● Collected material
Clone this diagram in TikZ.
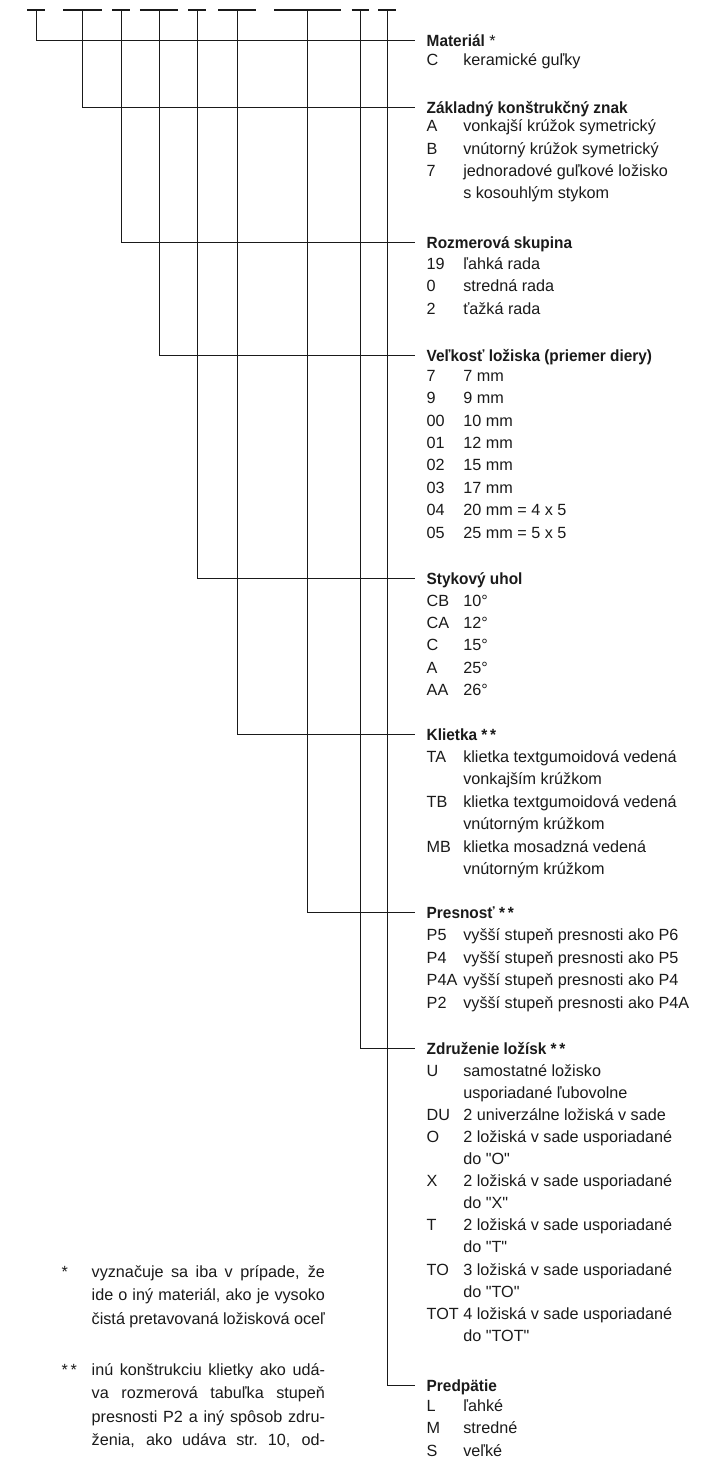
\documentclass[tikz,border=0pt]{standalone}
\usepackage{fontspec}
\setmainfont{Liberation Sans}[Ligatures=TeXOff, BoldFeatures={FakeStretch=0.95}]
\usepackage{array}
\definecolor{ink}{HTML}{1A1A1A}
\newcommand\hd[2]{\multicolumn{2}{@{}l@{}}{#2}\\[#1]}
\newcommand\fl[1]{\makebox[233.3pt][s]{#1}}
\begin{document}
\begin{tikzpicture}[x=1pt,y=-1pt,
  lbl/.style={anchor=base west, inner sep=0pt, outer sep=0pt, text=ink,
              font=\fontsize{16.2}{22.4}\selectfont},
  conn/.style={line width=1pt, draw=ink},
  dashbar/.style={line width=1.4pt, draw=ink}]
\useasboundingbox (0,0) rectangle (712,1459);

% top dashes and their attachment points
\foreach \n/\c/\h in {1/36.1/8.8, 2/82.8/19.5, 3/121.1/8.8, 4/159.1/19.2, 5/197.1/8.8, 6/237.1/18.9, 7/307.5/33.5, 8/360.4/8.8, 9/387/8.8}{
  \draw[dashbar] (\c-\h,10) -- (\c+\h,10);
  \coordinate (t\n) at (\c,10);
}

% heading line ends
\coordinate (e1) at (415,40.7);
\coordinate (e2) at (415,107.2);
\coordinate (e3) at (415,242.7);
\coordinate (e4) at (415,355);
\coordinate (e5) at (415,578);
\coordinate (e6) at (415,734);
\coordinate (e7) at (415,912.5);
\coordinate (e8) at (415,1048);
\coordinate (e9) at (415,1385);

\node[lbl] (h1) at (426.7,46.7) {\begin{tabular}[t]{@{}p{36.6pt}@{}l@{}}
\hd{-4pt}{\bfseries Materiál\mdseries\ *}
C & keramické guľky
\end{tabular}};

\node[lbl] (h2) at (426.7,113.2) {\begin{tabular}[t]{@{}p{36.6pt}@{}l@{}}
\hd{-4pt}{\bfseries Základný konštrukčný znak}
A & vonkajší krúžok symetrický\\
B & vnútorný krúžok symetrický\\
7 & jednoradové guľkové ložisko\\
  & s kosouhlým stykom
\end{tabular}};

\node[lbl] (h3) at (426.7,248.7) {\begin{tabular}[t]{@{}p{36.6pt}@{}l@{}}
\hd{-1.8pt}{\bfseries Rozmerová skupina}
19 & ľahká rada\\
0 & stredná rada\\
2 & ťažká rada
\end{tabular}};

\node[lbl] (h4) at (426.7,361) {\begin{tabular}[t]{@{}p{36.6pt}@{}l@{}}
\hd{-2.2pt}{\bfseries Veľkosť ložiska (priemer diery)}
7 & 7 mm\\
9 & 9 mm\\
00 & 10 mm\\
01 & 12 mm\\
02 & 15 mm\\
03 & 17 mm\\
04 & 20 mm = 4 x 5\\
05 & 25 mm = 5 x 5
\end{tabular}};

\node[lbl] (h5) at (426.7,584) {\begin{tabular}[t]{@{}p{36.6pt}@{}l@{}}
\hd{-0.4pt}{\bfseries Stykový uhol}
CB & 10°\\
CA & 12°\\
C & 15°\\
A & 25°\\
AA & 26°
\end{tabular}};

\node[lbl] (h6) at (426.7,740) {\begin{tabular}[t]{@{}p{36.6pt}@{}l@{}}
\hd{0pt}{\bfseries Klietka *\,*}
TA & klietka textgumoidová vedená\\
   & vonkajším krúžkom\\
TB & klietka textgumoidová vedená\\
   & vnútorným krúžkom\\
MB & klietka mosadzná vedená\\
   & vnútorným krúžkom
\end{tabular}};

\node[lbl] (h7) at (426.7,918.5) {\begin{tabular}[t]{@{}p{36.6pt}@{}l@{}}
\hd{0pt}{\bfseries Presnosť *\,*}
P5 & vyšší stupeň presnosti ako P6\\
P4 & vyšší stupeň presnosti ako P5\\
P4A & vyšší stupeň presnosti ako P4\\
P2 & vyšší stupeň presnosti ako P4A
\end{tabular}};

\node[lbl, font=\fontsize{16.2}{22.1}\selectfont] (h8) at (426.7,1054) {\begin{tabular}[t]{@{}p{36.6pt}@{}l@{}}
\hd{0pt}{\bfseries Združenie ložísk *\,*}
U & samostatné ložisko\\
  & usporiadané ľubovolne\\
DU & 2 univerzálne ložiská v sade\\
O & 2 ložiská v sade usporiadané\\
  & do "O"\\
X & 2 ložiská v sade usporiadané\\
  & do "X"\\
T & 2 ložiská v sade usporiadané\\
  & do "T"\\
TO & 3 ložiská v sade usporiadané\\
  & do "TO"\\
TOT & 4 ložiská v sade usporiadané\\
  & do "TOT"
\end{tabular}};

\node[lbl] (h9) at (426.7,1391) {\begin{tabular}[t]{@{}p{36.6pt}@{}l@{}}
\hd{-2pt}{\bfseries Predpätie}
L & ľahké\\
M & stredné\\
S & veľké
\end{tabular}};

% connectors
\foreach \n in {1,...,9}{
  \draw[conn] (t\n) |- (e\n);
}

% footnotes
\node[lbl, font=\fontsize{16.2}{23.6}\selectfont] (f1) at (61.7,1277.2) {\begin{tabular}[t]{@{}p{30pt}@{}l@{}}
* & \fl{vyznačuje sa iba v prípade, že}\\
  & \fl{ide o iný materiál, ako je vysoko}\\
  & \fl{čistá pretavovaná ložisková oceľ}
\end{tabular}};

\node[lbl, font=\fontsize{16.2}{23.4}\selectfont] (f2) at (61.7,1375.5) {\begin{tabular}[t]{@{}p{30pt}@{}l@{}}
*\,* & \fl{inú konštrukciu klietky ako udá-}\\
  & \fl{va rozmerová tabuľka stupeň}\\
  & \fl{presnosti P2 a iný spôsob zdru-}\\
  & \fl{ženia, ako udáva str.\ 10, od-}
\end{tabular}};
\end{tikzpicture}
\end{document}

● Written instruction
Repeat verbatim all the material, but not the pictures.

● Solution to this exercise
Clone this diagram in TikZ.
\documentclass[tikz,border=0pt]{standalone}
\usepackage{fontspec}
\setmainfont{Liberation Sans}[Ligatures=TeXOff, BoldFeatures={FakeStretch=0.95}]
\usepackage{array}
\definecolor{ink}{HTML}{1A1A1A}
\newcommand\hd[2]{\multicolumn{2}{@{}l@{}}{#2}\\[#1]}
\newcommand\fl[1]{\makebox[233.3pt][s]{#1}}
\begin{document}
\begin{tikzpicture}[x=1pt,y=-1pt,
  lbl/.style={anchor=base west, inner sep=0pt, outer sep=0pt, text=ink,
              font=\fontsize{16.2}{22.4}\selectfont},
  conn/.style={line width=1pt, draw=ink},
  dashbar/.style={line width=1.4pt, draw=ink}]
\useasboundingbox (0,0) rectangle (712,1459);

% top dashes and their attachment points
\foreach \n/\c/\h in {1/36.1/8.8, 2/82.8/19.5, 3/121.1/8.8, 4/159.1/19.2, 5/197.1/8.8, 6/237.1/18.9, 7/307.5/33.5, 8/360.4/8.8, 9/387/8.8}{
  \draw[dashbar] (\c-\h,10) -- (\c+\h,10);
  \coordinate (t\n) at (\c,10);
}

% heading line ends
\coordinate (e1) at (415,40.7);
\coordinate (e2) at (415,107.2);
\coordinate (e3) at (415,242.7);
\coordinate (e4) at (415,355);
\coordinate (e5) at (415,578);
\coordinate (e6) at (415,734);
\coordinate (e7) at (415,912.5);
\coordinate (e8) at (415,1048);
\coordinate (e9) at (415,1385);

\node[lbl] (h1) at (426.7,46.7) {\begin{tabular}[t]{@{}p{36.6pt}@{}l@{}}
\hd{-4pt}{\bfseries Materiál\mdseries\ *}
C & keramické guľky
\end{tabular}};

\node[lbl] (h2) at (426.7,113.2) {\begin{tabular}[t]{@{}p{36.6pt}@{}l@{}}
\hd{-4pt}{\bfseries Základný konštrukčný znak}
A & vonkajší krúžok symetrický\\
B & vnútorný krúžok symetrický\\
7 & jednoradové guľkové ložisko\\
  & s kosouhlým stykom
\end{tabular}};

\node[lbl] (h3) at (426.7,248.7) {\begin{tabular}[t]{@{}p{36.6pt}@{}l@{}}
\hd{-1.8pt}{\bfseries Rozmerová skupina}
19 & ľahká rada\\
0 & stredná rada\\
2 & ťažká rada
\end{tabular}};

\node[lbl] (h4) at (426.7,361) {\begin{tabular}[t]{@{}p{36.6pt}@{}l@{}}
\hd{-2.2pt}{\bfseries Veľkosť ložiska (priemer diery)}
7 & 7 mm\\
9 & 9 mm\\
00 & 10 mm\\
01 & 12 mm\\
02 & 15 mm\\
03 & 17 mm\\
04 & 20 mm = 4 x 5\\
05 & 25 mm = 5 x 5
\end{tabular}};

\node[lbl] (h5) at (426.7,584) {\begin{tabular}[t]{@{}p{36.6pt}@{}l@{}}
\hd{-0.4pt}{\bfseries Stykový uhol}
CB & 10°\\
CA & 12°\\
C & 15°\\
A & 25°\\
AA & 26°
\end{tabular}};

\node[lbl] (h6) at (426.7,740) {\begin{tabular}[t]{@{}p{36.6pt}@{}l@{}}
\hd{0pt}{\bfseries Klietka *\,*}
TA & klietka textgumoidová vedená\\
   & vonkajším krúžkom\\
TB & klietka textgumoidová vedená\\
   & vnútorným krúžkom\\
MB & klietka mosadzná vedená\\
   & vnútorným krúžkom
\end{tabular}};

\node[lbl] (h7) at (426.7,918.5) {\begin{tabular}[t]{@{}p{36.6pt}@{}l@{}}
\hd{0pt}{\bfseries Presnosť *\,*}
P5 & vyšší stupeň presnosti ako P6\\
P4 & vyšší stupeň presnosti ako P5\\
P4A & vyšší stupeň presnosti ako P4\\
P2 & vyšší stupeň presnosti ako P4A
\end{tabular}};

\node[lbl, font=\fontsize{16.2}{22.1}\selectfont] (h8) at (426.7,1054) {\begin{tabular}[t]{@{}p{36.6pt}@{}l@{}}
\hd{0pt}{\bfseries Združenie ložísk *\,*}
U & samostatné ložisko\\
  & usporiadané ľubovolne\\
DU & 2 univerzálne ložiská v sade\\
O & 2 ložiská v sade usporiadané\\
  & do "O"\\
X & 2 ložiská v sade usporiadané\\
  & do "X"\\
T & 2 ložiská v sade usporiadané\\
  & do "T"\\
TO & 3 ložiská v sade usporiadané\\
  & do "TO"\\
TOT & 4 ložiská v sade usporiadané\\
  & do "TOT"
\end{tabular}};

\node[lbl] (h9) at (426.7,1391) {\begin{tabular}[t]{@{}p{36.6pt}@{}l@{}}
\hd{-2pt}{\bfseries Predpätie}
L & ľahké\\
M & stredné\\
S & veľké
\end{tabular}};

% connectors
\foreach \n in {1,...,9}{
  \draw[conn] (t\n) |- (e\n);
}

% footnotes
\node[lbl, font=\fontsize{16.2}{23.6}\selectfont] (f1) at (61.7,1277.2) {\begin{tabular}[t]{@{}p{30pt}@{}l@{}}
* & \fl{vyznačuje sa iba v prípade, že}\\
  & \fl{ide o iný materiál, ako je vysoko}\\
  & \fl{čistá pretavovaná ložisková oceľ}
\end{tabular}};

\node[lbl, font=\fontsize{16.2}{23.4}\selectfont] (f2) at (61.7,1375.5) {\begin{tabular}[t]{@{}p{30pt}@{}l@{}}
*\,* & \fl{inú konštrukciu klietky ako udá-}\\
  & \fl{va rozmerová tabuľka stupeň}\\
  & \fl{presnosti P2 a iný spôsob zdru-}\\
  & \fl{ženia, ako udáva str.\ 10, od-}
\end{tabular}};
\end{tikzpicture}
\end{document}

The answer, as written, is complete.